Lariv relies heavily on programmatically generated synthetic data during local testing and CI/CD pipelines.

The Architecture

Due to the strictly decoupled plugin nature of the project, data generation scripts cannot simply be run in an arbitrary order. For example, the p_invoices plugin cannot generate mock invoices until the p_orders plugin has generated mock orders.

To solve this, Lariv uses a topological sorting GeneratorRegistry.

Writing a Generator

Every plugin that needs data generation implements a typical Python class that is decorated with GeneratorRegistry.register.
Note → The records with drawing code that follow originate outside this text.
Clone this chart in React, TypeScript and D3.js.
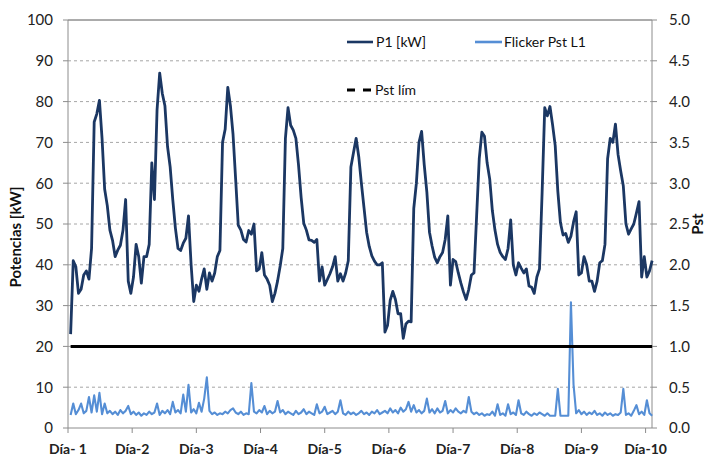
import React from 'react';
import * as d3 from 'd3';

// P1 [kW], one value per sample (~1 h)
const p1Values = [
  23, 41, 39.5, 33, 34, 37.5, 38.5, 36.5, 44, 75,
  77, 80.3, 71, 58.5, 54.5, 48.5, 46, 42, 43.6, 44.8,
  48.5, 56, 36, 33, 37, 45, 42, 35.5, 42, 42,
  45, 65, 56, 78, 87, 82, 79, 69, 64, 56,
  49, 44, 43.5, 45.3, 46.5, 52, 40, 31, 35, 33.5,
  36.5, 39, 34, 38, 36, 38, 42, 43.5, 70, 73.2,
  83.5, 79, 72, 61, 49.7, 48.5, 46.2, 45.6, 48.4, 47.5,
  50, 38.5, 39, 43, 37.5, 36.5, 35, 31, 33, 36,
  39.7, 44, 71, 78.5, 74.2, 73, 71, 64.5, 56.5, 50.2,
  48.5, 46.1, 46, 45.5, 46.2, 36, 39.5, 35, 36.4, 37.8,
  39.5, 42, 36, 37.8, 36, 38, 41, 64, 67.5, 71,
  66.5, 60, 54, 48, 44.5, 42.2, 40.9, 40, 40, 40.5,
  23.5, 25.2, 31.3, 33.5, 31.5, 28, 28, 22, 25.5, 26.2,
  26, 53.8, 60, 70, 72.7, 64.5, 57.8, 48, 44.6, 41.8,
  40.5, 42, 43, 46.2, 52, 35, 41.3, 40.8, 38, 35.5,
  33.3, 31.5, 34, 37.5, 38, 52, 66, 72.5, 71.5, 65,
  61, 53.3, 48.5, 45, 43, 42, 41.3, 44, 51, 40,
  37.5, 40.5, 39.2, 38, 39, 34.8, 34.5, 33, 37, 39,
  57.7, 78.5, 76.5, 78.8, 74.3, 69.2, 58, 50.3, 47.3, 47.7,
  45.5, 47, 50.5, 53, 37.5, 38, 42, 40, 36, 36,
  33.5, 36, 40.5, 41, 45, 66, 71, 70, 74.5, 67,
  63, 59.3, 50, 47.5, 48.8, 50, 52.7, 55.5, 37, 42,
  37, 38.5, 41,
];

// Flicker Pst L1, same samples
const pstValues = [
  0.16, 0.30, 0.17, 0.22, 0.30, 0.18, 0.21, 0.38, 0.19, 0.40,
  0.20, 0.43, 0.17, 0.30, 0.18, 0.21, 0.17, 0.20, 0.16, 0.22,
  0.18, 0.21, 0.27, 0.17, 0.20, 0.16, 0.19, 0.15, 0.18, 0.16,
  0.20, 0.17, 0.19, 0.30, 0.16, 0.21, 0.18, 0.22, 0.17, 0.32,
  0.19, 0.22, 0.18, 0.41, 0.20, 0.53, 0.19, 0.23, 0.18, 0.31,
  0.20, 0.36, 0.62, 0.21, 0.17, 0.19, 0.16, 0.18, 0.17, 0.20,
  0.18, 0.22, 0.24, 0.19, 0.17, 0.20, 0.16, 0.18, 0.17, 0.55,
  0.20, 0.18, 0.22, 0.19, 0.27, 0.17, 0.21, 0.18, 0.20, 0.33,
  0.19, 0.22, 0.17, 0.20, 0.18, 0.16, 0.21, 0.17, 0.19, 0.23,
  0.17, 0.20, 0.18, 0.16, 0.29, 0.18, 0.20, 0.26, 0.17, 0.19,
  0.21, 0.17, 0.20, 0.34, 0.18, 0.16, 0.20, 0.17, 0.19, 0.16,
  0.18, 0.21, 0.17, 0.19, 0.16, 0.20, 0.18, 0.22, 0.17, 0.19,
  0.21, 0.18, 0.24, 0.19, 0.22, 0.18, 0.25, 0.20, 0.23, 0.32,
  0.20, 0.28, 0.19, 0.22, 0.18, 0.21, 0.36, 0.19, 0.23, 0.18,
  0.24, 0.19, 0.21, 0.33, 0.18, 0.22, 0.19, 0.24, 0.20, 0.18,
  0.21, 0.19, 0.38, 0.20, 0.17, 0.19, 0.16, 0.18, 0.15, 0.17,
  0.16, 0.20, 0.15, 0.29, 0.16, 0.18, 0.15, 0.29, 0.17, 0.19,
  0.16, 0.34, 0.18, 0.16, 0.20, 0.17, 0.15, 0.18, 0.16, 0.19,
  0.17, 0.15, 0.18, 0.15, 0.15, 0.15, 0.48, 0.15, 0.15, 0.15,
  0.15, 1.54, 0.53, 0.18, 0.22, 0.17, 0.20, 0.16, 0.19, 0.17,
  0.21, 0.16, 0.18, 0.15, 0.19, 0.16, 0.18, 0.15, 0.17, 0.16,
  0.19, 0.48, 0.16, 0.18, 0.15, 0.21, 0.28, 0.17, 0.20, 0.16,
  0.34, 0.18, 0.15,
];

const pstLimit = 1.0;

const dayLabels = ['Día- 1', 'Día-2', 'Día-3', 'Día-4', 'Día-5', 'Día-6', 'Día-7', 'Día-8', 'Día-9', 'Día-10'];
const leftTicks = [0, 10, 20, 30, 40, 50, 60, 70, 80, 90, 100];
const rightTicks = [0, 0.5, 1, 1.5, 2, 2.5, 3, 3.5, 4, 4.5, 5];

const STEP_DAYS = 1 / 24.5;
const PLOT_DAYS = 9.1;

const W = 712;
const H = 456;
const left = 68;
const right = 652;
const top = 20;
const bottom = 428;

const P1_COLOR = '#1b3763';
const PST_COLOR = '#558ed5';
const FONT = 'Lato, "Open Sans", sans-serif';

export default function App() {
  const x = d3.scaleLinear().domain([0, PLOT_DAYS]).range([left, right]);
  const yL = d3.scaleLinear().domain([0, 100]).range([bottom, top]);
  const yR = d3.scaleLinear().domain([0, 5]).range([bottom, top]);

  const t = (i: number) => (i + 1) * STEP_DAYS;

  const p1Line = d3.line<number>()
    .x((_, i) => x(t(i)))
    .y(d => yL(d));

  const pstLine = d3.line<number>()
    .x((_, i) => x(t(i)))
    .y(d => yR(d));

  const lastT = t(p1Values.length - 1);

  return (
    <svg width={W} height={H} style={{ position: 'absolute', left: 0, top: 0, display: 'block', background: '#fff' }}
      fontFamily={FONT}>
      {/* gridlines */}
      {leftTicks.filter(v => v > 0 && v < 100).map(v => (
        <line key={'g' + v} x1={left} x2={right} y1={yL(v)} y2={yL(v)}
          stroke="#a6a6a6" strokeWidth={1} strokeDasharray="3,3" />
      ))}

      {/* frame */}
      <line x1={left} x2={right} y1={top} y2={top} stroke="#595959" strokeWidth={1} />
      <line x1={left} x2={left} y1={top} y2={bottom} stroke="#8c8c8c" strokeWidth={1} />
      <line x1={right} x2={right} y1={top} y2={bottom} stroke="#8c8c8c" strokeWidth={1} />
      <line x1={left} x2={right} y1={bottom} y2={bottom} stroke="#8c8c8c" strokeWidth={1} />

      {/* left axis */}
      {leftTicks.map(v => (
        <g key={'l' + v}>
          <line x1={left - 5} x2={left} y1={yL(v)} y2={yL(v)} stroke="#8c8c8c" />
          <text x={53} y={yL(v)} dy="0.36em" textAnchor="end" fontSize={15} fill="#222">{v}</text>
        </g>
      ))}

      {/* right axis */}
      {rightTicks.map(v => (
        <g key={'r' + v}>
          <line x1={right} x2={right + 5} y1={yR(v)} y2={yR(v)} stroke="#8c8c8c" />
          <text x={669} y={yR(v)} dy="0.36em" textAnchor="start" fontSize={15} fill="#222">{v.toFixed(1)}</text>
        </g>
      ))}

      {/* x axis */}
      {dayLabels.map((lab, k) => (
        <g key={lab}>
          <line x1={x(k)} x2={x(k)} y1={bottom} y2={bottom + 5} stroke="#8c8c8c" />
          <text x={x(k)} y={454} textAnchor="middle" fontSize={14} fontWeight="bold" fill="#222">{lab}</text>
        </g>
      ))}

      {/* axis titles */}
      <text transform={`translate(21,237) rotate(-90)`} textAnchor="middle" fontSize={15} fontWeight="bold" fill="#111">
        Potencias [kW]
      </text>
      <text transform={`translate(703,224) rotate(-90)`} textAnchor="middle" fontSize={15} fontWeight="bold" fill="#111">
        Pst
      </text>

      {/* series */}
      <path d={pstLine(pstValues) || ''} fill="none" stroke={PST_COLOR} strokeWidth={2.1} strokeLinejoin="round" />
      <line x1={x(t(0))} x2={x(lastT)} y1={yR(pstLimit)} y2={yR(pstLimit)} stroke="#000" strokeWidth={3} />
      <path d={p1Line(p1Values) || ''} fill="none" stroke={P1_COLOR} strokeWidth={2.8} strokeLinejoin="round" />

      {/* legend */}
      <line x1={347} x2={373} y1={42} y2={42} stroke={P1_COLOR} strokeWidth={2.6} />
      <text x={376} y={42} dy="0.35em" fontSize={14} fill="#111">P1 [kW]</text>
      <line x1={475} x2={502} y1={42} y2={42} stroke={PST_COLOR} strokeWidth={2.6} />
      <text x={504} y={42} dy="0.35em" fontSize={14} fill="#111">Flicker Pst L1</text>
      <line x1={347} x2={371} y1={90} y2={90} stroke="#000" strokeWidth={3} strokeDasharray="8,8" />
      <text x={375} y={90} dy="0.35em" fontSize={14} fill="#111">Pst lím</text>
    </svg>
  );
}
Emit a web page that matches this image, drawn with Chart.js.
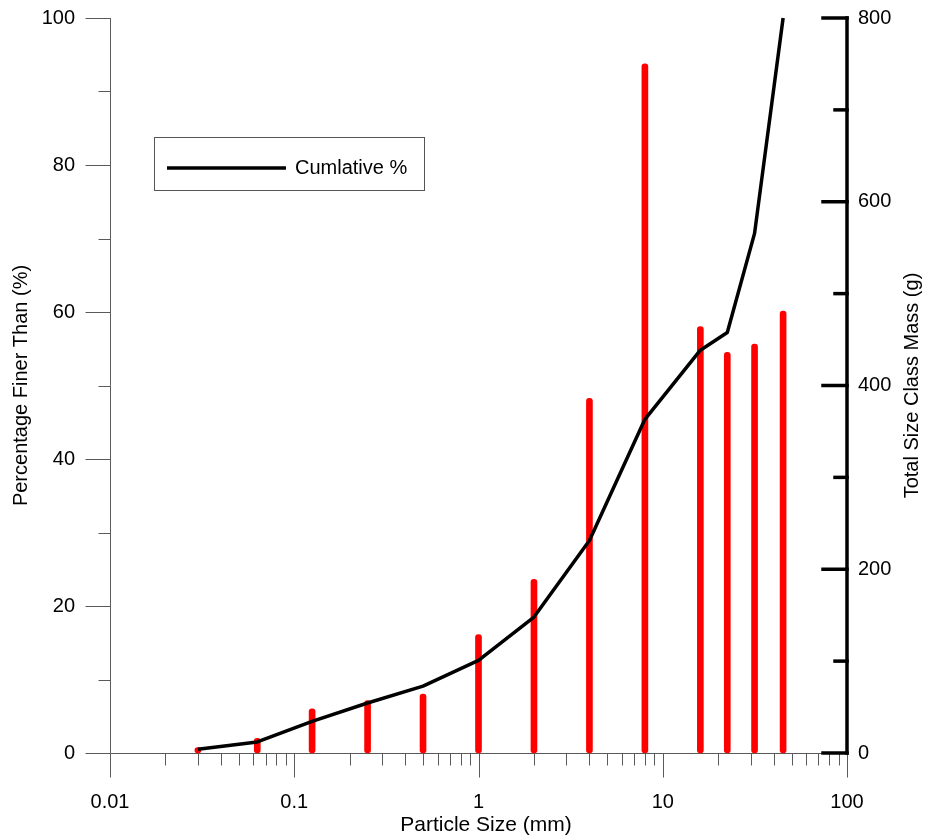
<!DOCTYPE html>
<html>
<head>
<meta charset="utf-8">
<title>Particle Size Distribution</title>
<script src="https://cdn.jsdelivr.net/npm/chart.js@4.4.1/dist/chart.umd.min.js"></script>
<style>
  html, body { margin: 0; padding: 0; background: #fff; }
  #wrap { width: 928px; height: 837px; }
</style>
</head>
<body>
<div id="wrap"><canvas id="myChart" width="928" height="837"></canvas></div>
<script>
// sieve sizes (mm) and what was retained on each
const sieveSizes = [0.03, 0.063, 0.125, 0.25, 0.5, 1, 2, 4, 8, 16, 22.4, 31.5, 45];
const classMass = [6, 16, 48, 57, 64, 129, 189, 386, 750, 464, 436, 445, 481];
const cumulativePct = [0.5, 1.5, 4.3, 6.8, 9.1, 12.6, 18.5, 28.9, 45.4, 54.8, 57.2, 70.7, 100];

const xTicks = [0.01, 0.1, 1, 10, 100];
const xTickLabels = ["0.01", "0.1", "1", "10", "100"];
const pctTicks = [0, 20, 40, 60, 80, 100];
const pctMinor = [10, 30, 50, 70, 90];
const massTicks = [0, 200, 400, 600, 800];
const massMinor = [100, 300, 500, 700];

const FONT = "20px 'Liberation Sans', Arial, sans-serif";
const AXIS_GREY = "#5a5a5a";

function hLine(ctx, x1, x2, y) {
  ctx.beginPath();
  ctx.moveTo(x1, y);
  ctx.lineTo(x2, y);
  ctx.stroke();
}

function vLine(ctx, x, y1, y2) {
  ctx.beginPath();
  ctx.moveTo(x, y1);
  ctx.lineTo(x, y2);
  ctx.stroke();
}

function minorLogTicks() {
  const out = [];
  for (let d = 0; d < xTicks.length - 1; d++) {
    for (let m = 2; m <= 9; m++) out.push(xTicks[d] * m);
  }
  return out;
}

function drawAxes(chart) {
  const ctx = chart.ctx;
  const area = chart.chartArea;
  const x = chart.scales.x;
  const y = chart.scales.y;
  const y1 = chart.scales.y1;
  const left = Math.round(area.left) + 0.5;
  const bottom = Math.round(area.bottom) + 0.5;

  ctx.save();
  ctx.strokeStyle = AXIS_GREY;
  ctx.lineWidth = 1;

  // left axis, percentage
  vLine(ctx, left, y.getPixelForValue(100), bottom);
  pctTicks.forEach(v => {
    const py = Math.round(y.getPixelForValue(v)) + 0.5;
    hLine(ctx, left - 25, left, py);
  });
  pctMinor.forEach(v => {
    const py = Math.round(y.getPixelForValue(v)) + 0.5;
    hLine(ctx, left - 12, left, py);
  });

  // bottom axis, log particle size
  hLine(ctx, left, x.getPixelForValue(100), bottom);
  xTicks.forEach(v => {
    const px = Math.round(x.getPixelForValue(v)) + 0.5;
    vLine(ctx, px, bottom, bottom + 24);
  });
  minorLogTicks().forEach(v => {
    const px = Math.round(x.getPixelForValue(v)) + 0.5;
    vLine(ctx, px, bottom, bottom + 12);
  });

  // right axis, mass
  const right = x.getPixelForValue(100);
  ctx.strokeStyle = "#000";
  ctx.lineWidth = 3.5;
  ctx.lineCap = "square";
  vLine(ctx, right, y1.getPixelForValue(800), y1.getPixelForValue(0));
  massTicks.forEach(v => hLine(ctx, right - 24, right, y1.getPixelForValue(v)));
  massMinor.forEach(v => hLine(ctx, right - 12, right, y1.getPixelForValue(v)));

  // tick labels
  ctx.fillStyle = "#000";
  ctx.font = FONT;
  ctx.textBaseline = "middle";
  ctx.textAlign = "right";
  pctTicks.forEach(v => ctx.fillText(String(v), 75, y.getPixelForValue(v)));
  ctx.textAlign = "left";
  massTicks.forEach(v => ctx.fillText(String(v), 858, y1.getPixelForValue(v)));
  ctx.textAlign = "center";
  xTicks.forEach((v, i) => ctx.fillText(xTickLabels[i], x.getPixelForValue(v), 802));

  // axis titles
  const midY = (area.top + area.bottom) / 2;
  ctx.font = "21px 'Liberation Sans', Arial, sans-serif";
  ctx.fillText("Particle Size (mm)", 486, 825);
  ctx.font = FONT;
  ctx.save();
  ctx.translate(21, midY);
  ctx.rotate(-Math.PI / 2);
  ctx.fillText("Percentage Finer Than (%)", 0, 0);
  ctx.restore();
  ctx.save();
  ctx.translate(912, midY);
  ctx.rotate(-Math.PI / 2);
  ctx.fillText("Total Size Class Mass (g)", 0, 0);
  ctx.restore();

  ctx.restore();
}

function drawLegend(chart) {
  const ctx = chart.ctx;
  ctx.save();
  ctx.strokeStyle = "#555";
  ctx.lineWidth = 1;
  ctx.strokeRect(154.5, 137.5, 270, 53);
  ctx.strokeStyle = "#000";
  ctx.lineWidth = 3.5;
  hLine(ctx, 167, 286, 168);
  ctx.fillStyle = "#000";
  ctx.font = FONT;
  ctx.textAlign = "left";
  ctx.textBaseline = "middle";
  ctx.fillText("Cumlative %", 295, 168);
  ctx.restore();
}

const axesPlugin = {
  id: "gradingAxes",
  beforeDatasetsDraw(chart) { drawAxes(chart); },
  afterDraw(chart) { drawLegend(chart); }
};

window.onload = function () {
  const ctx = document.getElementById("myChart").getContext("2d");
  new Chart(ctx, {
    type: "bar",
    data: {
      datasets: [
        {
          type: "line",
          label: "Cumlative %",
          data: sieveSizes.map((s, i) => ({ x: s, y: cumulativePct[i] })),
          yAxisID: "y",
          borderColor: "#000",
          borderWidth: 3.5,
          borderJoinStyle: "round",
          pointRadius: 0,
          tension: 0,
          clip: false,
          order: 0
        },
        {
          type: "bar",
          label: "Size class mass",
          data: sieveSizes.map((s, i) => ({ x: s, y: classMass[i] })),
          yAxisID: "y1",
          backgroundColor: "#ff0000",
          barThickness: 6,
          borderRadius: 3,
          borderSkipped: false,
          clip: false,
          order: 1
        }
      ]
    },
    options: {
      responsive: false,
      animation: false,
      layout: { padding: { left: 110, right: 81, top: 18, bottom: 84 } },
      plugins: { legend: { display: false }, tooltip: { enabled: false } },
      scales: {
        x: { type: "logarithmic", min: 0.01, max: 100, offset: false, display: false },
        y: { type: "linear", min: 0, max: 100, display: false },
        y1: { type: "linear", min: 0, max: 800, display: false }
      }
    },
    plugins: [axesPlugin]
  });
};
</script>
</body>
</html>
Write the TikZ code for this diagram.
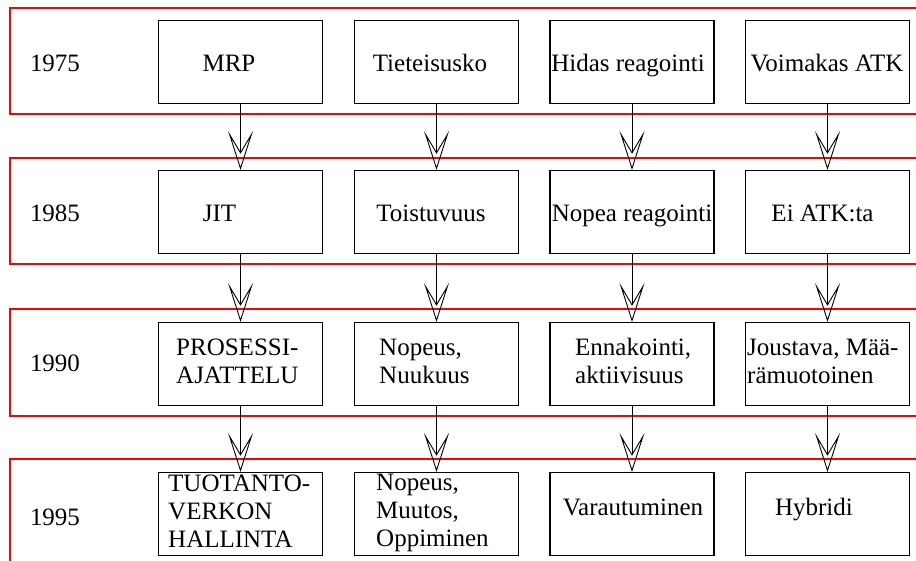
\documentclass[tikz,border=0pt]{standalone}
\usepackage{fontspec}
\setmainfont{LiberationSerif}[Extension=.ttf, UprightFont=*-Regular,
  BoldFont=*-Bold, ItalicFont=*-Italic, BoldItalicFont=*-BoldItalic]
\usetikzlibrary{arrows.meta}
\begin{document}
\begin{tikzpicture}[x=1pt,y=-1pt,
  every node/.style={font=\fontsize{25pt}{28pt}\selectfont},
  band/.style={draw=red, line width=1.2pt},
  stage/.style={draw=black, line width=1.1pt, minimum width=164pt,
    minimum height=83pt, inner sep=0pt},
  txt/.style={inner sep=0pt, anchor=base},
  txtml/.style={inner sep=0pt, anchor=north west, align=left},
  conn/.style={draw=black, line width=0.9pt,
    -{Stealth[open, length=39pt, width=25pt, inset=21pt]}}
]
\useasboundingbox (0,0) rectangle (916,561);
\clip (0,0) rectangle (916,561);

% period bands
\draw[band] (10,8)   rectangle (940,114);
\draw[band] (10,158) rectangle (940,264);
\draw[band] (10,309) rectangle (940,416);
\draw[band] (10,459) rectangle (940,600);

% years
\node[txt] (y1) at (55,72)  {1975};
\node[txt] (y2) at (55,222) {1985};
\node[txt] (y3) at (55,372) {1990};
\node[txt] (y4) at (55,525) {1995};

% stage boxes: column c, row r
\foreach \c/\x in {1/240.5, 2/436.5, 3/632, 4/827.5}
  \foreach \r/\y in {1/62, 2/212, 3/364, 4/514}
    \node[stage] (b\r\c) at (\x,\y) {};

% row 1975
\node[txt] (t11) at (229,72) {MRP};
\node[txt] (t12) at (430,72) {Tieteisusko};
\node[txt] (t13) at (628,72) {Hidas reagointi};
\node[txt] (t14) at (827,72) {Voimakas ATK};

% row 1985
\node[txt] (t21) at (219.5,222) {JIT};
\node[txt] (t22) at (431,222) {Toistuvuus};
\node[txt] (t23) at (632,222) {Nopea reagointi};
\node[txt] (t24) at (822.5,222) {Ei ATK:ta};

% row 1990
\node[txtml] (t31) at (176,338.5) {PROSESSI-\\AJATTELU};
\node[txtml] (t32) at (379,338.5) {Nopeus,\\Nuukuus};
\node[txtml] (t33) at (575,338) {Ennakointi,\\aktiivisuus};
\node[txtml] (t34) at (747,338.5) {Joustava, Mää-\\rämuotoinen};

% row 1995
\node[txtml] (t41) at (168,475) {TUOTANTO-\\VERKON\\HALLINTA};
\node[txtml] (t42) at (376,473.5) {Nopeus,\\Muutos,\\Oppiminen};
\node[txt] (t43) at (633,515) {Varautuminen};
\node[txt] (t44) at (814,515) {Hybridi};

% transitions between periods
\foreach \c in {1,2,3,4} {
  \draw[conn] (b1\c.south) -- (b2\c.north);
  \draw[conn] (b2\c.south) -- (b3\c.north);
  \draw[conn] (b3\c.south) -- (b4\c.north);
}
\end{tikzpicture}
\end{document}
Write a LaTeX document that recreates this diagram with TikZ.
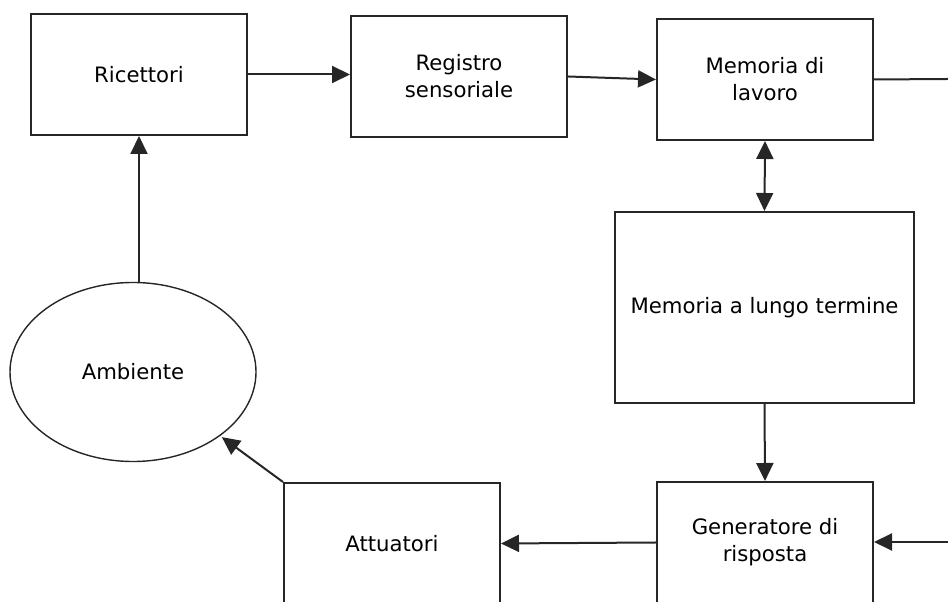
\documentclass[tikz,border=0pt]{standalone}
\usepackage{fontspec}
\setmainfont{DejaVu Sans}
\usetikzlibrary{arrows.meta,shapes.geometric}

\begin{document}
\begin{tikzpicture}[x=1bp,y=1bp,
  box/.style={draw=black!85, line width=2bp, rectangle, minimum width=216bp, minimum height=121bp,
    align=center, inner sep=0pt, font=\fontsize{21.3}{27}\selectfont},
  arr/.style={draw=black!85, line width=2bp, -{Triangle[length=18bp, width=17bp]}}]
\useasboundingbox (0,0) rectangle (948,602);
\node[box] (ric) at (139,527.5) {Ricettori};
\node[box] (reg) at (459,525.5) {Registro\\sensoriale};
\node[box] (mdl) at (765,522.5) {Memoria di\\lavoro};
\node[box, minimum width=299bp, minimum height=191bp] (ltm) at (764.5,294.5) {Memoria a lungo termine};
\node[box] (gen) at (765,59.5) {Generatore di\\risposta};
\node[box] (att) at (392,58.5) {Attuatori};
\node[draw=black!85, line width=1.4bp, ellipse, minimum width=246bp, minimum height=179bp, inner sep=0pt,
  font=\fontsize{21.3}{27}\selectfont] (amb) at (133,230) {Ambiente};
\coordinate (fuori1) at (948,523);
\coordinate (fuori2) at (948,60);
\draw[arr] (ric.east) -- (ric.east -| reg.west);
\draw[arr] (reg.east) -- (mdl.west);
\draw[draw=black!85, line width=2bp] (mdl.east) -- (fuori1);
\draw[arr, {Triangle[length=18bp, width=17bp]}-{Triangle[length=18bp, width=17bp]}] (mdl.south) -- (ltm.north);
\draw[arr] (ltm.south) -- (gen.north);
\draw[arr] (fuori2) -- (fuori2 -| gen.east);
\draw[arr] (gen.west) -- (att.east);
\draw[arr, shorten >=2bp] (att.north west) -- (amb);
\draw[arr] (ric.south |- amb.north) -- (ric.south);
\end{tikzpicture}
\end{document}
# plugins/p_invoices/generator.py
from lariv.registry import GeneratorRegistry

@GeneratorRegistry.register("invoices_generator")
class InvoiceGenerator:
    # Explicitly define dependencies on other generators by their string keys
    dependencies = ["users_generator", "orders_generator"]

    def run(self):
        """ The entrypoint method invoked by generate_data """
        from .models import Invoice
        print("Generating mock invoices...")
        Invoice.objects.create(...)

Running Generators

The generate_data.py script (accessible via python manage.py generate_data) acts as the conductor.

# lariv/generate_data.py
from lariv.registry import GeneratorRegistry

class DataGenerator:
    def generate_all_data(self):
        print("\nStarting data generation...")
        # Automatically resolves the DAG dependencies and executes `.run()` in order
        GeneratorRegistry.run_all()

When generate_all_data runs, GeneratorRegistry.run_all() resolves the dependency graph and ensures users_generator and orders_generator complete successfully before attempting to execute InvoiceGenerator.run().